- **Exercise material**:
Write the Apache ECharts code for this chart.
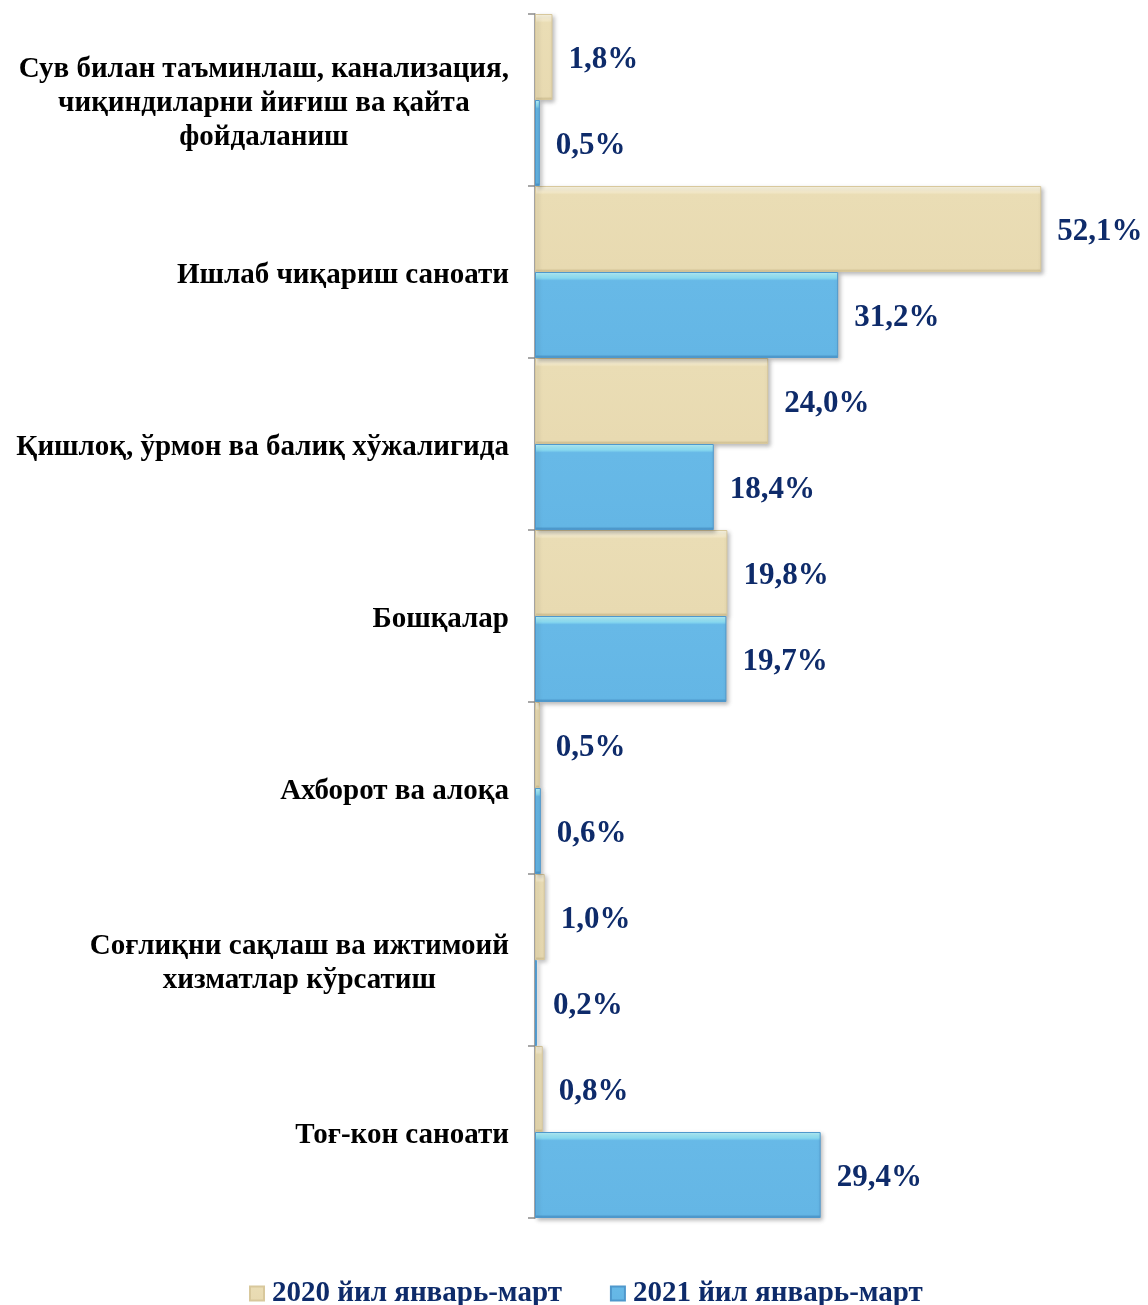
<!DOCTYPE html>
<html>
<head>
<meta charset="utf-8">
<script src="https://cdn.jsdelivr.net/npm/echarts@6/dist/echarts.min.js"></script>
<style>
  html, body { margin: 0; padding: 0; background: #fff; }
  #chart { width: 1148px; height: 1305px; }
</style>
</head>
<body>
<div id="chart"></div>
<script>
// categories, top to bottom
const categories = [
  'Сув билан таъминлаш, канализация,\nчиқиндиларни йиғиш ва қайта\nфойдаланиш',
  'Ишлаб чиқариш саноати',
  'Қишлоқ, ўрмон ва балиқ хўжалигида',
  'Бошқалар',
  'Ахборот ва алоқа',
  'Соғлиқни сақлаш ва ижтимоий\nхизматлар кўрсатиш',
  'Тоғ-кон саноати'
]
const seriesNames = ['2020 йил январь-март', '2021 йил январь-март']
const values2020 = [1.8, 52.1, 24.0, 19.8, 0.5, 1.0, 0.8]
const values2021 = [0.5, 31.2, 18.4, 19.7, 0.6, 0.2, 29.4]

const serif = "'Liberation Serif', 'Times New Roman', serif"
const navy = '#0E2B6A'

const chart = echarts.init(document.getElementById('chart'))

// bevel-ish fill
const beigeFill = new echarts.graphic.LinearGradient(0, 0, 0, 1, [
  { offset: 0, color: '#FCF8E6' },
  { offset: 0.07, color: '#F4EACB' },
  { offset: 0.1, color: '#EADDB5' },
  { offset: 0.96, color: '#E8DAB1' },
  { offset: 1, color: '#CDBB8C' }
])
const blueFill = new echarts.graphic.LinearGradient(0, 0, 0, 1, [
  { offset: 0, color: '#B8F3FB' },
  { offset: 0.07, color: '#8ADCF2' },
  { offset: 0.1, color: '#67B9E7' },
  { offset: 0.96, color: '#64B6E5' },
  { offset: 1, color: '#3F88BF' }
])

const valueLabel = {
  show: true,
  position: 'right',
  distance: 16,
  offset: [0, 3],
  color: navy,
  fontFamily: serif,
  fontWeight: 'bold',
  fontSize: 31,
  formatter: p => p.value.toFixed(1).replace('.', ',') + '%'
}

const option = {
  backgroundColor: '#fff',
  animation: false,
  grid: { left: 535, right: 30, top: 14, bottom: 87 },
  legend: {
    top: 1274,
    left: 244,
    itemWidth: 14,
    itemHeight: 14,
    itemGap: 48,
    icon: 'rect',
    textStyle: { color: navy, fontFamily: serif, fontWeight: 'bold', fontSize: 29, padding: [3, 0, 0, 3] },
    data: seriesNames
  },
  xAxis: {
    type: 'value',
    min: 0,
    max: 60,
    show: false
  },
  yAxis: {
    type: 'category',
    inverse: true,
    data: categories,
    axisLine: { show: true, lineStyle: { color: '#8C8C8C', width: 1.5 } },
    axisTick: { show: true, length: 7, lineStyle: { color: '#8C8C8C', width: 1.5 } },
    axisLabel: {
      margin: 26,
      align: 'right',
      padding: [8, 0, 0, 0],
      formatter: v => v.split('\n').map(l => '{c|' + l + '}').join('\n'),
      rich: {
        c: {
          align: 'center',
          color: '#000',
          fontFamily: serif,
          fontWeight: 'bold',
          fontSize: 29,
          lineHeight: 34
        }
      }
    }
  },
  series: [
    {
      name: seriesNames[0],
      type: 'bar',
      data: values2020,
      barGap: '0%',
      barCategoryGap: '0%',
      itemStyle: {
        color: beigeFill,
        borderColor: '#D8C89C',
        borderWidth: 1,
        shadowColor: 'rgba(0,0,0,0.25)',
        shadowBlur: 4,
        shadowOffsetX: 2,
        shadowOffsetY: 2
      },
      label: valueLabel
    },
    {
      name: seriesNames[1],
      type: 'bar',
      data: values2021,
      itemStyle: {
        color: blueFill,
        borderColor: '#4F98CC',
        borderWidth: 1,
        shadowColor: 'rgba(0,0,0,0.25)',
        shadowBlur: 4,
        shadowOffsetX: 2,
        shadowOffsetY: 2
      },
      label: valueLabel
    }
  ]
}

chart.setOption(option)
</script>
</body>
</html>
--
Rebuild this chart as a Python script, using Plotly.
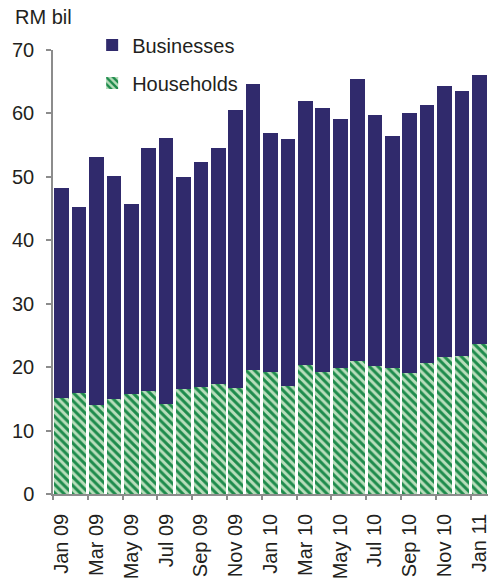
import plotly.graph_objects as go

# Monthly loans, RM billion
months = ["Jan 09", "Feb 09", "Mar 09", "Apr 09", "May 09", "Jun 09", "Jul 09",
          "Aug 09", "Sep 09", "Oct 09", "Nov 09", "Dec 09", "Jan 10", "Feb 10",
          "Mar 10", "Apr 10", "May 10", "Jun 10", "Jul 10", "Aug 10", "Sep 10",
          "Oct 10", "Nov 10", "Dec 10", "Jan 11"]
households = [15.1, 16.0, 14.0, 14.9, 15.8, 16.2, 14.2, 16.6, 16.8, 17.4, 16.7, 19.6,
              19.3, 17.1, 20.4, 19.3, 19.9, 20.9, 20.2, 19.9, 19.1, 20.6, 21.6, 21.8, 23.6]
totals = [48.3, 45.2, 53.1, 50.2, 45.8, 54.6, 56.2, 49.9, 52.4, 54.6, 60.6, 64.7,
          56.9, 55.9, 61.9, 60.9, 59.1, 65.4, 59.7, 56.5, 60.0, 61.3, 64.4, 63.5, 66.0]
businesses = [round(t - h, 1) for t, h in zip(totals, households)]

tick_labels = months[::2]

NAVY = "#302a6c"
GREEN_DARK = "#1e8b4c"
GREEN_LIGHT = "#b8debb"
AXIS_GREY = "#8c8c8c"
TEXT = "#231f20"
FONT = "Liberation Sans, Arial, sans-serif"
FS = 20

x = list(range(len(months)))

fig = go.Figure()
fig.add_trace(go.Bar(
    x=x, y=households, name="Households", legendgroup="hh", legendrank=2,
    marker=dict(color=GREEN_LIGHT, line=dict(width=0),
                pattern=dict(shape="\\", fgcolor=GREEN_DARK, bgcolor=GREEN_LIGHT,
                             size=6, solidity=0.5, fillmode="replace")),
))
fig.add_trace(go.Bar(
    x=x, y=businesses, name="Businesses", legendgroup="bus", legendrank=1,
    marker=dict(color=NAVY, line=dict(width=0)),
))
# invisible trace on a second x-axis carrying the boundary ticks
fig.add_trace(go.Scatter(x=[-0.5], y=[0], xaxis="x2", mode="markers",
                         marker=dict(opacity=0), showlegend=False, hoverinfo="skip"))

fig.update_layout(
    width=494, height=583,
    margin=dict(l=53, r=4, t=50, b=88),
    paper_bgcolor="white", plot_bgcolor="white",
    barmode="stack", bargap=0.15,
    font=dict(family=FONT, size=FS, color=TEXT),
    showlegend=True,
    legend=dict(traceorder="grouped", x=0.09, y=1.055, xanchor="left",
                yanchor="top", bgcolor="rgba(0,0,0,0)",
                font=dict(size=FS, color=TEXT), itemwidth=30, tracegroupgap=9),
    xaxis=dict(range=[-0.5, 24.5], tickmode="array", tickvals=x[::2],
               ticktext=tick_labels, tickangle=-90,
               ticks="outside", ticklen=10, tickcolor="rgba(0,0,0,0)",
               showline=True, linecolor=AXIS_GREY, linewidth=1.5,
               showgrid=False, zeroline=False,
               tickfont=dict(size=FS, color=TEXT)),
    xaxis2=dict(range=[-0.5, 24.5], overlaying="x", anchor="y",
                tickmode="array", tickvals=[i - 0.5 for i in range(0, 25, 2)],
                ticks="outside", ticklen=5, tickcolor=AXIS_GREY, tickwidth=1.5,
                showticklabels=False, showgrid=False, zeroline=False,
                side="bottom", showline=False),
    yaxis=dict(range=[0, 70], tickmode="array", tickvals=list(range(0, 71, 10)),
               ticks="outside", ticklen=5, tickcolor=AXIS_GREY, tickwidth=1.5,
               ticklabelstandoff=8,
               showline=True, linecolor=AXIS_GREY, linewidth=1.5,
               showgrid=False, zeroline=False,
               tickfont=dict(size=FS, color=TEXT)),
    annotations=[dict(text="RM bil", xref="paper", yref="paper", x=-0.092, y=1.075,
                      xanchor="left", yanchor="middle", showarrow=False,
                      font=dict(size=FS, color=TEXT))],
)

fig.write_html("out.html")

- **Exercise brief**:
Begin with the line that contains "Rebuild this chart", end with the line that contains "x = list(range(len(months)))", and set down every line in that range exactly as it stands, minus the pictures.

- **Solution for this problem**:
Rebuild this chart as a Python script, using Plotly.
import plotly.graph_objects as go

# Monthly loans, RM billion
months = ["Jan 09", "Feb 09", "Mar 09", "Apr 09", "May 09", "Jun 09", "Jul 09",
          "Aug 09", "Sep 09", "Oct 09", "Nov 09", "Dec 09", "Jan 10", "Feb 10",
          "Mar 10", "Apr 10", "May 10", "Jun 10", "Jul 10", "Aug 10", "Sep 10",
          "Oct 10", "Nov 10", "Dec 10", "Jan 11"]
households = [15.1, 16.0, 14.0, 14.9, 15.8, 16.2, 14.2, 16.6, 16.8, 17.4, 16.7, 19.6,
              19.3, 17.1, 20.4, 19.3, 19.9, 20.9, 20.2, 19.9, 19.1, 20.6, 21.6, 21.8, 23.6]
totals = [48.3, 45.2, 53.1, 50.2, 45.8, 54.6, 56.2, 49.9, 52.4, 54.6, 60.6, 64.7,
          56.9, 55.9, 61.9, 60.9, 59.1, 65.4, 59.7, 56.5, 60.0, 61.3, 64.4, 63.5, 66.0]
businesses = [round(t - h, 1) for t, h in zip(totals, households)]

tick_labels = months[::2]

NAVY = "#302a6c"
GREEN_DARK = "#1e8b4c"
GREEN_LIGHT = "#b8debb"
AXIS_GREY = "#8c8c8c"
TEXT = "#231f20"
FONT = "Liberation Sans, Arial, sans-serif"
FS = 20

x = list(range(len(months)))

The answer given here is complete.